I downloaded the most recent batch of common voice corpus 6.1 for portuguese and even though it listed the number of invalid clips and the hash of the user it did not included those clips in the download.

I was trying to investigate if the failed clips are enriched for different accents of portuguese (given the prevalence of brasilian portuguese users in the dataset)…

But since those clips are not included in the download there is no way of determining this.

Do you know if there is a way to download those failed clips?

Is it possible the clips are invalid because there was a problem at recording time and there is actually no audio file available at all? I kind of remember at some point there was a regression with this behavior.

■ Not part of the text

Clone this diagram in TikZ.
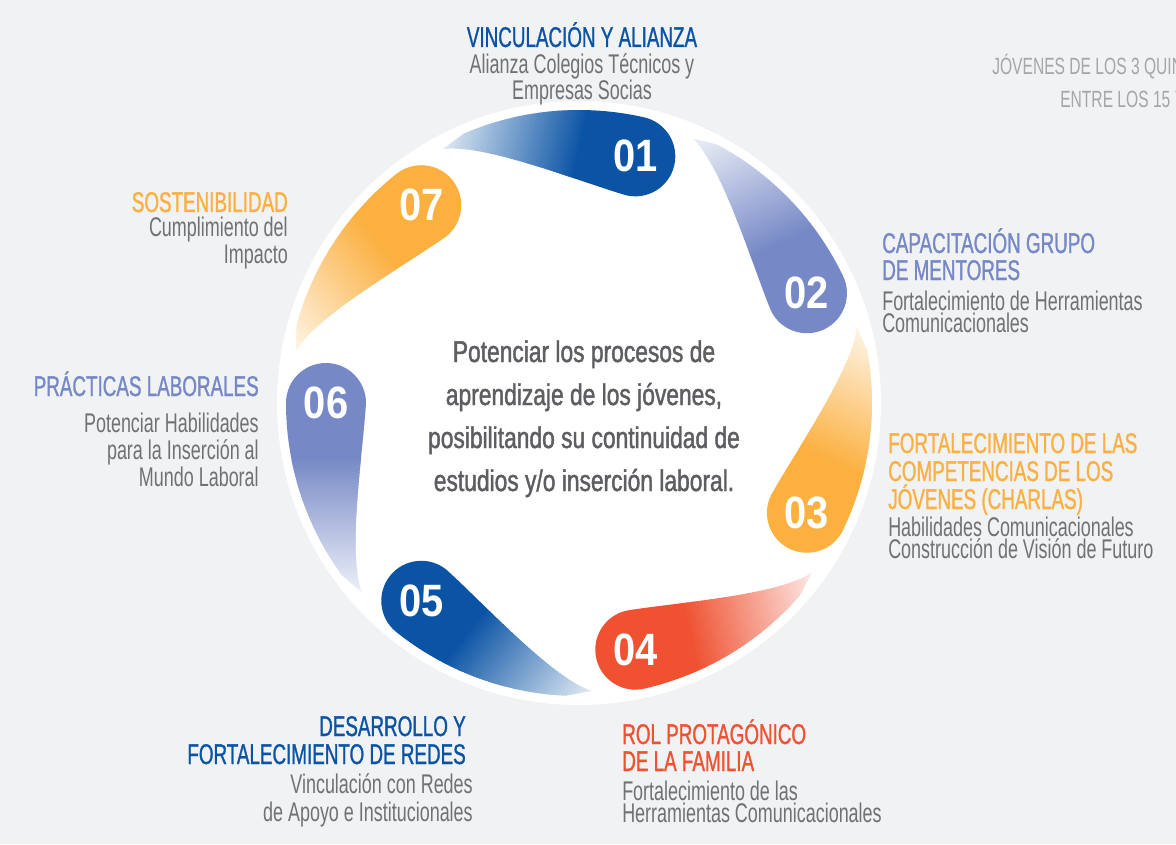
\documentclass[tikz,border=0pt]{standalone}
\usepackage{fontspec}
\setmainfont{Liberation Sans}
\newfontfamily\condfont[FakeStretch=0.665]{Liberation Sans}
\newfontfamily\titfont[FakeStretch=0.66,FakeBold=1]{Liberation Sans}
\newfontfamily\midfont[FakeStretch=0.76,FakeBold=1.4]{Liberation Sans}
\newfontfamily\numfont[FakeStretch=0.88]{Liberation Sans}
\usetikzlibrary{calc}
\definecolor{bg}{HTML}{F1F2F4}
\definecolor{cblue}{HTML}{0B54A5}
\definecolor{cperi}{HTML}{7689C6}
\definecolor{corange}{HTML}{FBB040}
\definecolor{cred}{HTML}{EF5131}
\definecolor{descgray}{HTML}{707174}
\definecolor{centergray}{HTML}{5D5E61}
\definecolor{topgray}{HTML}{A5A6A9}
\newcommand\tdrop[2]{%
  \begin{scope}[shift={(C)}, rotate=#1]
    \clip (-213,0) arc[start angle=0,end angle=180,radius=40]
      arc[start angle=180,end angle=216,radius=293]
      -- (-217.4,-189) .. controls (-232,-150) and (-216,-50) .. cycle;
    \fill[#2] (-310,50) rectangle (-195,-55);
    \foreach \i in {0,...,46}{%
      \pgfmathsetmacro\pct{100-90*\i/46}%
      \fill[#2!\pct!white] (-310,{-55-3*\i+0.6}) rectangle (-195,{-58-3*\i-0.6});
    }
  \end{scope}}
\begin{document}
\begin{tikzpicture}[x=0.75pt,y=0.75pt,
  title/.style={font=\titfont\fontsize{21.4}{24}\selectfont, inner sep=0pt},
  desc/.style={font=\condfont\fontsize{20.25}{24}\selectfont, text=descgray, inner sep=0pt},
  num/.style={font=\numfont\bfseries\fontsize{34}{36}\selectfont, text=white, inner sep=0pt},
  ctext/.style={font=\midfont\fontsize{22.5}{26}\selectfont, text=centergray, inner sep=0pt, anchor=base},
  toptext/.style={font=\condfont\fontsize{17.6}{20}\selectfont, text=topgray, inner sep=0pt, anchor=base west}]
\useasboundingbox (0,0) rectangle (1176,844);
\fill[bg] (0,0) rectangle (1176,844);
\coordinate (C) at (579,441);
\fill[white] (C) circle (302);
% teardrops
\tdrop{0}{cperi}
\tdrop{-51.4286}{corange}
\tdrop{-102.857}{cblue}
\tdrop{-154.286}{cperi}
\tdrop{-205.714}{corange}
\tdrop{-257.143}{cred}
\tdrop{-308.571}{cblue}
% numbers
\node[num] (n1) at ($(C)+(77.143:253)$) {01};
\node[num] (n2) at ($(C)+(25.714:253)$) {02};
\node[num] (n3) at ($(C)+(-25.714:253)$) {03};
\node[num] (n4) at ($(C)+(-77.143:253)$) {04};
\node[num] (n5) at ($(C)+(-128.571:253)$) {05};
\node[num] (n6) at ($(C)+(180:253)$) {06};
\node[num] (n7) at ($(C)+(128.571:253)$) {07};
% center text
\node[ctext] (c1) at (584,482) {Potenciar los procesos de};
\node[ctext] (c2) at (584,439) {aprendizaje de los jóvenes,};
\node[ctext] (c3) at (584,396) {posibilitando su continuidad de};
\node[ctext] (c4) at (584,353) {estudios y/o inserción laboral.};
% 01
\node[title, text=cblue, anchor=base] (t1a) at (582,797) {VINCULACIÓN Y ALIANZA};
\node[desc, anchor=base] (d1a) at (582,770) {Alianza Colegios Técnicos y};
\node[desc, anchor=base] (d1b) at (582,744) {Empresas Socias};
% 02
\node[title, text=cperi, anchor=base west] (t2a) at (882,591) {CAPACITACIÓN GRUPO};
\node[title, text=cperi, anchor=base west] (t2b) at (882,564) {DE MENTORES};
\node[desc, anchor=base west] (d2a) at (882,534) {Fortalecimiento de Herramientas};
\node[desc, anchor=base west] (d2b) at (882,512) {Comunicacionales};
% 03
\node[title, text=corange, anchor=base west] (t3a) at (888,391) {FORTALECIMIENTO DE LAS};
\node[title, text=corange, anchor=base west] (t3b) at (888,363) {COMPETENCIAS DE LOS};
\node[title, text=corange, anchor=base west] (t3c) at (888,335) {JÓVENES (CHARLAS)};
\node[desc, anchor=base west] (d3a) at (888,308) {Habilidades Comunicacionales};
\node[desc, anchor=base west] (d3b) at (888,286) {Construcción de Visión de Futuro};
% 04
\node[title, text=cred, anchor=base west] (t4a) at (622,100) {ROL PROTAGÓNICO};
\node[title, text=cred, anchor=base west] (t4b) at (622,73) {DE LA FAMILIA};
\node[desc, anchor=base west] (d4a) at (622,44) {Fortalecimiento de las};
\node[desc, anchor=base west] (d4b) at (622,22) {Herramientas Comunicacionales};
% 05
\node[title, text=cblue, anchor=base east] (t5a) at (466,108) {DESARROLLO Y};
\node[title, text=cblue, anchor=base east] (t5b) at (466,80) {FORTALECIMIENTO DE REDES};
\node[desc, anchor=base east] (d5a) at (473,51) {Vinculación con Redes};
\node[desc, anchor=base east] (d5b) at (473,23) {de Apoyo e Institucionales};
% 06
\node[title, text=cperi, anchor=base east] (t6a) at (259,448) {PRÁCTICAS LABORALES};
\node[desc, anchor=base east] (d6a) at (259,412) {Potenciar Habilidades};
\node[desc, anchor=base east] (d6b) at (259,385) {para la Inserción al};
\node[desc, anchor=base east] (d6c) at (259,358) {Mundo Laboral};
% 07
\node[title, text=corange, anchor=base east] (t7a) at (288,632) {SOSTENIBILIDAD};
\node[desc, anchor=base east] (d7a) at (288,608) {Cumplimiento del};
\node[desc, anchor=base east] (d7b) at (288,581) {Impacto};
% top right
\node[toptext] (tr1) at (992,769) {JÓVENES DE LOS 3 QUIN};
\node[toptext] (tr2) at (1060,736) {ENTRE LOS 15 Y};
\end{tikzpicture}
\end{document}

Of course that is probably the case with the majority of the invalid recordings… I am just trying to see of there is an effect of some clips or users being regected solely on their accent.

This goes back to another question I have posed in this forum on why there is no further breakdown of the portuguese language into different regional accents like you have for english

It is my hypothesis that because of the prevalence of Brazilian speaking users in comparison to Portuguese speaking users and the fact that native portuguese is very dificult to be understood by many brazilians … I think it is entirely possible that clips as being rejected simply because of this. I wanted to see if this was in fact occuring…

but without having access to the invalid clips audio I have no way of knowing the if the portuguese accent is in fact the reason from clips are flagged as invalid

for more information on this discussion you can see this other thread:

The clips for invalid files are available. I checked yesterday.